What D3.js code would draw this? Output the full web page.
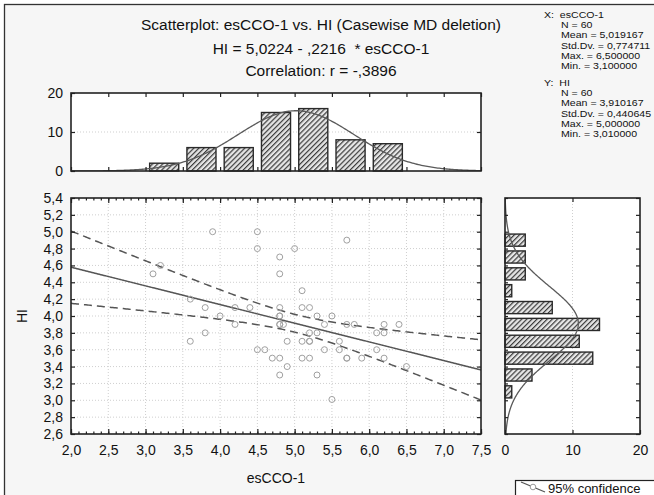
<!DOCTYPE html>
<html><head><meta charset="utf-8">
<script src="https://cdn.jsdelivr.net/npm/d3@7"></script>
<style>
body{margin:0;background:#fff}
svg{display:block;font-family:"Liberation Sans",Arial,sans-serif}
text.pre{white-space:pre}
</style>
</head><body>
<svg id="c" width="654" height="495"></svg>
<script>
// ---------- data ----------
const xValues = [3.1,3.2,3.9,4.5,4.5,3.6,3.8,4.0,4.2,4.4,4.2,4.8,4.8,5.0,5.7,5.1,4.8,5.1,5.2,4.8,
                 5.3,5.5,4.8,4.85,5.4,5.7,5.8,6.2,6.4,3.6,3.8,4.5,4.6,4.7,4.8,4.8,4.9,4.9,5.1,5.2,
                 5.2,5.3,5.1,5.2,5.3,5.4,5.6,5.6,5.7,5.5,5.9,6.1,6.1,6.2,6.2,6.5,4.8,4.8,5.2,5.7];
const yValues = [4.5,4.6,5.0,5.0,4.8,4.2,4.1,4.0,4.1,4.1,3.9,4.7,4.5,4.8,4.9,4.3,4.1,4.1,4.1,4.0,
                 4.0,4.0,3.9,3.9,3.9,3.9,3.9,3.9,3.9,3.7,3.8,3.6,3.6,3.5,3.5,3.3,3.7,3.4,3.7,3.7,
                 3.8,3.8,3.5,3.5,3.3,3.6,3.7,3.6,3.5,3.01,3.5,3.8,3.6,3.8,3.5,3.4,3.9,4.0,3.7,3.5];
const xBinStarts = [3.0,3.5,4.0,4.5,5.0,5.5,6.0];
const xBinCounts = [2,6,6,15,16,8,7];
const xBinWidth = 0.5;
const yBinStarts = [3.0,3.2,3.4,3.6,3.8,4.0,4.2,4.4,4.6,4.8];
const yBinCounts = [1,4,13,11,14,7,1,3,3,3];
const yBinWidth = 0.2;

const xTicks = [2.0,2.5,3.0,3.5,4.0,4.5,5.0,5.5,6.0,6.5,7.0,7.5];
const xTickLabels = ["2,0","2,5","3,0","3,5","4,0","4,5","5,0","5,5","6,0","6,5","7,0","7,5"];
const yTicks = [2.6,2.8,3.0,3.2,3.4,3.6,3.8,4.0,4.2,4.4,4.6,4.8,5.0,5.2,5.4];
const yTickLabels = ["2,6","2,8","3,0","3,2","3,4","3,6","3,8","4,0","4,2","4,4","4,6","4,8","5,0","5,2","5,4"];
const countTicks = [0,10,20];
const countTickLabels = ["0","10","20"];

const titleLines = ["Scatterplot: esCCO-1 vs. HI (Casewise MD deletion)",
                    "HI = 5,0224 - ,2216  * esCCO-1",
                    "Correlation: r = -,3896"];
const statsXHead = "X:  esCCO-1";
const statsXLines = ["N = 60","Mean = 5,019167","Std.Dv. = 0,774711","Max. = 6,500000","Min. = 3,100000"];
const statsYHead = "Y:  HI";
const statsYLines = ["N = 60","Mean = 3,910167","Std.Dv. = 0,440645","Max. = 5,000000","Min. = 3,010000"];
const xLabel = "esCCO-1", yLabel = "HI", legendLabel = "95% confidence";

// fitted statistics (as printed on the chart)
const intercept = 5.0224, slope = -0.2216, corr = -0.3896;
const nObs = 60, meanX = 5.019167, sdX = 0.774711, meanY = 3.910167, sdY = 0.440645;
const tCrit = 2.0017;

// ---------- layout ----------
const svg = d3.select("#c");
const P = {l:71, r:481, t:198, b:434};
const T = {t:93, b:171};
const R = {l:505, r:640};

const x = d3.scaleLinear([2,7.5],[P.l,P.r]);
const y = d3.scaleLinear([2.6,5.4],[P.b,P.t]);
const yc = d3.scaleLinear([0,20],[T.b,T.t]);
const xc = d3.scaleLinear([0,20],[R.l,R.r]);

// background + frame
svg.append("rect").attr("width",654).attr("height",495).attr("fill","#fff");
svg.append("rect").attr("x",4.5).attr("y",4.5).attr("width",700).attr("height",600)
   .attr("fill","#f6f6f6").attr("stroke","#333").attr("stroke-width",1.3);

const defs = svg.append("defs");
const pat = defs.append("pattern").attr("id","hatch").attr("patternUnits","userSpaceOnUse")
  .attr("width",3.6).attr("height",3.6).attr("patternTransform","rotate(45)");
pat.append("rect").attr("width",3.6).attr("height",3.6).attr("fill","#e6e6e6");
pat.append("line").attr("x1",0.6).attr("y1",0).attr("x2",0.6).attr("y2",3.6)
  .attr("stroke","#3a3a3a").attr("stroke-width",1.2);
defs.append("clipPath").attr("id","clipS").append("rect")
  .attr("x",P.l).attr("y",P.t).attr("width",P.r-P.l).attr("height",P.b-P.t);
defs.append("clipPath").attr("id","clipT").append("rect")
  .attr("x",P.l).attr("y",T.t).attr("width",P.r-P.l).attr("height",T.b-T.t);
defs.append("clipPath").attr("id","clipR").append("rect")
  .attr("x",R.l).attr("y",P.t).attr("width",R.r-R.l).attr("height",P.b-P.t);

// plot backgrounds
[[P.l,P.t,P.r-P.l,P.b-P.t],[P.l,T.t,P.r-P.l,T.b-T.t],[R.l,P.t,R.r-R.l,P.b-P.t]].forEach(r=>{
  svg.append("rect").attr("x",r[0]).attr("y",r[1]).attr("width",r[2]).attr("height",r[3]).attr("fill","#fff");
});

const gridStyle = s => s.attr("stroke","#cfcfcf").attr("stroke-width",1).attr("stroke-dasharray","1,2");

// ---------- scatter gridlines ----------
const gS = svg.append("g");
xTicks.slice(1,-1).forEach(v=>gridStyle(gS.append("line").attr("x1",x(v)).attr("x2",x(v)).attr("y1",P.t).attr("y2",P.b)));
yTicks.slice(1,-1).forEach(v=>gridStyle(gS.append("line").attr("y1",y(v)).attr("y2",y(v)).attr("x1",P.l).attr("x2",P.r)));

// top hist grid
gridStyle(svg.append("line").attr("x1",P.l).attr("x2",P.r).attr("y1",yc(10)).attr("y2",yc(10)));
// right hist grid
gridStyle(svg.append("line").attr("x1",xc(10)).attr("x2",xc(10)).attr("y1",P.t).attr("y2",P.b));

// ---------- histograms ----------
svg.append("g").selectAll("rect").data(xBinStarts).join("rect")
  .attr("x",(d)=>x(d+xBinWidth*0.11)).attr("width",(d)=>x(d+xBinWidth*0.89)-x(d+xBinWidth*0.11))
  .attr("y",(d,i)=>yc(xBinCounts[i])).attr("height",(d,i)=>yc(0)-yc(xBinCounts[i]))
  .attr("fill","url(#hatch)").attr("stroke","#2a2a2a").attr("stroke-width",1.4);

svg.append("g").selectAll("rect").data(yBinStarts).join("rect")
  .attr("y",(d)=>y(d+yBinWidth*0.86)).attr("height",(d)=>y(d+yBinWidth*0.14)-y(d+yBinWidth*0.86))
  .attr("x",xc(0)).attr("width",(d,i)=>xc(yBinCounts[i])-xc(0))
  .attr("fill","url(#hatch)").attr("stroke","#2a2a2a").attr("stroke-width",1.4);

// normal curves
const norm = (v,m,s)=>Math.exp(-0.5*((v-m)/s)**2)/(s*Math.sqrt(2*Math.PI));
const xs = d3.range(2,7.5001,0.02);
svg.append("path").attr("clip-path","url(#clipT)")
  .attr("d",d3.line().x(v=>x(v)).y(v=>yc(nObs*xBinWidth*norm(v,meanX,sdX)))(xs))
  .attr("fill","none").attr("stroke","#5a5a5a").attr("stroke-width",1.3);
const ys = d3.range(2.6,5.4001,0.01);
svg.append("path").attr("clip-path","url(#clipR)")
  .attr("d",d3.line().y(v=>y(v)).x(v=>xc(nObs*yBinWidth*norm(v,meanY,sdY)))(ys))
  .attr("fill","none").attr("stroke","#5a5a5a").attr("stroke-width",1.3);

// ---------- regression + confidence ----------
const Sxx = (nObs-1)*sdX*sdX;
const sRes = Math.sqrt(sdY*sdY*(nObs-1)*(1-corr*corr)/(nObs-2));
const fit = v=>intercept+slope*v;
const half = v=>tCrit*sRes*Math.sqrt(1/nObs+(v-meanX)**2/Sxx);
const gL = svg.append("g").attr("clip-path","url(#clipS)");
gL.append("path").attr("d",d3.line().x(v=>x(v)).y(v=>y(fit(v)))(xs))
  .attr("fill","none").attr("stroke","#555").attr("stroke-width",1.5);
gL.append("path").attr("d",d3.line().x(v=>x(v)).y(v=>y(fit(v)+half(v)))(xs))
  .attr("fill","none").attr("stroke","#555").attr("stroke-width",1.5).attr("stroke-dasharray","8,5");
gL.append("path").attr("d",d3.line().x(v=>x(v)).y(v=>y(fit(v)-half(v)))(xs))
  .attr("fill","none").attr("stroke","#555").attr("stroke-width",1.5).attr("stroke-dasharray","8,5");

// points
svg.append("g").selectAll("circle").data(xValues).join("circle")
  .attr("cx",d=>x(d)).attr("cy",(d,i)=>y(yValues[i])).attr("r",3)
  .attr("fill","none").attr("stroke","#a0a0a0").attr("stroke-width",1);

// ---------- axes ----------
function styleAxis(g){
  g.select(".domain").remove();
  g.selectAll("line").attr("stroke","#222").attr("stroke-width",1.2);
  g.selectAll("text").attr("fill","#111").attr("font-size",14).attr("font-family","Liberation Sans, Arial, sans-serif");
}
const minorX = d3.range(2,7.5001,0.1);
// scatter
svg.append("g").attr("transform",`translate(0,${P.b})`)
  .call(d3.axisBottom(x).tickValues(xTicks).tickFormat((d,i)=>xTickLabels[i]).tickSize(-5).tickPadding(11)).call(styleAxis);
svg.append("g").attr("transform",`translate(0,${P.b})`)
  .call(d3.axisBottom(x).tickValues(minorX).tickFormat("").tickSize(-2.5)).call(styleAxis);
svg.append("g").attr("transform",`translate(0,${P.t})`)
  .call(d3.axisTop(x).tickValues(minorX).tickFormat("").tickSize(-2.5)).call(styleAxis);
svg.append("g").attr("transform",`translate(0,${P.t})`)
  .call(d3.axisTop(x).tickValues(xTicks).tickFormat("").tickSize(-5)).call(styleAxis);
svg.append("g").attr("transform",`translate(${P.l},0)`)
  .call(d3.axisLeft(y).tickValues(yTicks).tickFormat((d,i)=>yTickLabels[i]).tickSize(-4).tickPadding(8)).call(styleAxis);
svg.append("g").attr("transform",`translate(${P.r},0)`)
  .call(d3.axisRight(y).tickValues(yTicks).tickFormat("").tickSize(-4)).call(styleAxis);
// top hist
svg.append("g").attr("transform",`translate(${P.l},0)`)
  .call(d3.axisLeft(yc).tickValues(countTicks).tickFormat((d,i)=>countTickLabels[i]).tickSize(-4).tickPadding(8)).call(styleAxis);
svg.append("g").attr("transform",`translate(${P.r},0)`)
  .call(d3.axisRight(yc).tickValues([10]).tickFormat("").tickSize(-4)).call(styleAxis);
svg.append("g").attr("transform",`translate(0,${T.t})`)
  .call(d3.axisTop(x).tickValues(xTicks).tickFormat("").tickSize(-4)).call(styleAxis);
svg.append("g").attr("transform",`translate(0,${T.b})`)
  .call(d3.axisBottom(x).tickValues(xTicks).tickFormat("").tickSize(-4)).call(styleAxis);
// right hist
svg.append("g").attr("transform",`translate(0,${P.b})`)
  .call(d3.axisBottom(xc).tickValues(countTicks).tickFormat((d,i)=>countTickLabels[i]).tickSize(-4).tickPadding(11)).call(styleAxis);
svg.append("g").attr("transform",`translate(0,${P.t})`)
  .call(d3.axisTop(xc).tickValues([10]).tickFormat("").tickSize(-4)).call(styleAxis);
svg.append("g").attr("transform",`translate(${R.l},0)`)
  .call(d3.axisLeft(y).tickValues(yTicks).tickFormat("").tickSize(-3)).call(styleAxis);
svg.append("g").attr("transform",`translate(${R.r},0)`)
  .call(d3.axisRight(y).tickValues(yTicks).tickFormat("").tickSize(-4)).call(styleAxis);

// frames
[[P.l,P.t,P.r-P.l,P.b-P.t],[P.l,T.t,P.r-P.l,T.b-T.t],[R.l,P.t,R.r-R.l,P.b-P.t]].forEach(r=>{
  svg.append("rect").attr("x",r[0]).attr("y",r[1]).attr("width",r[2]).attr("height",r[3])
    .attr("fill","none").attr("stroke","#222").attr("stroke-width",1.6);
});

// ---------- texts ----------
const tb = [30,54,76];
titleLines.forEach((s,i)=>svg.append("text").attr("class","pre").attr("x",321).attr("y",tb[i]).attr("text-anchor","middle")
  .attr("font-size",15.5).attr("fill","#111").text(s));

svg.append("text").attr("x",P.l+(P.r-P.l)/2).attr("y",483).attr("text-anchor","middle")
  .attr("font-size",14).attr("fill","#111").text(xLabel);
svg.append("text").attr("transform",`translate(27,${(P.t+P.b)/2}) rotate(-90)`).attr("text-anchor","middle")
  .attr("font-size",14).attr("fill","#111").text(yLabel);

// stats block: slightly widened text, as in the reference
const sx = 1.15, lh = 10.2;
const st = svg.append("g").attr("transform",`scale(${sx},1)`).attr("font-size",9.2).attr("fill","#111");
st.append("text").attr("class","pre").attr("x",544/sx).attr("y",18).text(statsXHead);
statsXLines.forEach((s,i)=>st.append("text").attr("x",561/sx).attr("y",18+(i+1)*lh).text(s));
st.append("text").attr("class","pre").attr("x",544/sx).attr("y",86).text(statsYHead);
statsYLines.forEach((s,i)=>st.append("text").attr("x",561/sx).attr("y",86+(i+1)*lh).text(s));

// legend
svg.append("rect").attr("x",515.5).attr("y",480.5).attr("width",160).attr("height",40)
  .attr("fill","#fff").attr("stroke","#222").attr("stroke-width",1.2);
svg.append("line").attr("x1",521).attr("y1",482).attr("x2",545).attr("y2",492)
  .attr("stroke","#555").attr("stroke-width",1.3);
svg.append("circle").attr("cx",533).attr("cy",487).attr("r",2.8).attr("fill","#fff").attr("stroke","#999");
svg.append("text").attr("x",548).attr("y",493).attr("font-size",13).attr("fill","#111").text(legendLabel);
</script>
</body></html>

◇ ◇ ◇

TASK INSTRUCTIONS:
Leave out any pictures, please, and quote only the lines from the top of the data through the line that contains "const yBinWidth = 0.2;".

FULL RESPONSE:
What D3.js code would draw this? Output the full web page.
<!DOCTYPE html>
<html><head><meta charset="utf-8">
<script src="https://cdn.jsdelivr.net/npm/d3@7"></script>
<style>
body{margin:0;background:#fff}
svg{display:block;font-family:"Liberation Sans",Arial,sans-serif}
text.pre{white-space:pre}
</style>
</head><body>
<svg id="c" width="654" height="495"></svg>
<script>
// ---------- data ----------
const xValues = [3.1,3.2,3.9,4.5,4.5,3.6,3.8,4.0,4.2,4.4,4.2,4.8,4.8,5.0,5.7,5.1,4.8,5.1,5.2,4.8,
                 5.3,5.5,4.8,4.85,5.4,5.7,5.8,6.2,6.4,3.6,3.8,4.5,4.6,4.7,4.8,4.8,4.9,4.9,5.1,5.2,
                 5.2,5.3,5.1,5.2,5.3,5.4,5.6,5.6,5.7,5.5,5.9,6.1,6.1,6.2,6.2,6.5,4.8,4.8,5.2,5.7];
const yValues = [4.5,4.6,5.0,5.0,4.8,4.2,4.1,4.0,4.1,4.1,3.9,4.7,4.5,4.8,4.9,4.3,4.1,4.1,4.1,4.0,
                 4.0,4.0,3.9,3.9,3.9,3.9,3.9,3.9,3.9,3.7,3.8,3.6,3.6,3.5,3.5,3.3,3.7,3.4,3.7,3.7,
                 3.8,3.8,3.5,3.5,3.3,3.6,3.7,3.6,3.5,3.01,3.5,3.8,3.6,3.8,3.5,3.4,3.9,4.0,3.7,3.5];
const xBinStarts = [3.0,3.5,4.0,4.5,5.0,5.5,6.0];
const xBinCounts = [2,6,6,15,16,8,7];
const xBinWidth = 0.5;
const yBinStarts = [3.0,3.2,3.4,3.6,3.8,4.0,4.2,4.4,4.6,4.8];
const yBinCounts = [1,4,13,11,14,7,1,3,3,3];
const yBinWidth = 0.2;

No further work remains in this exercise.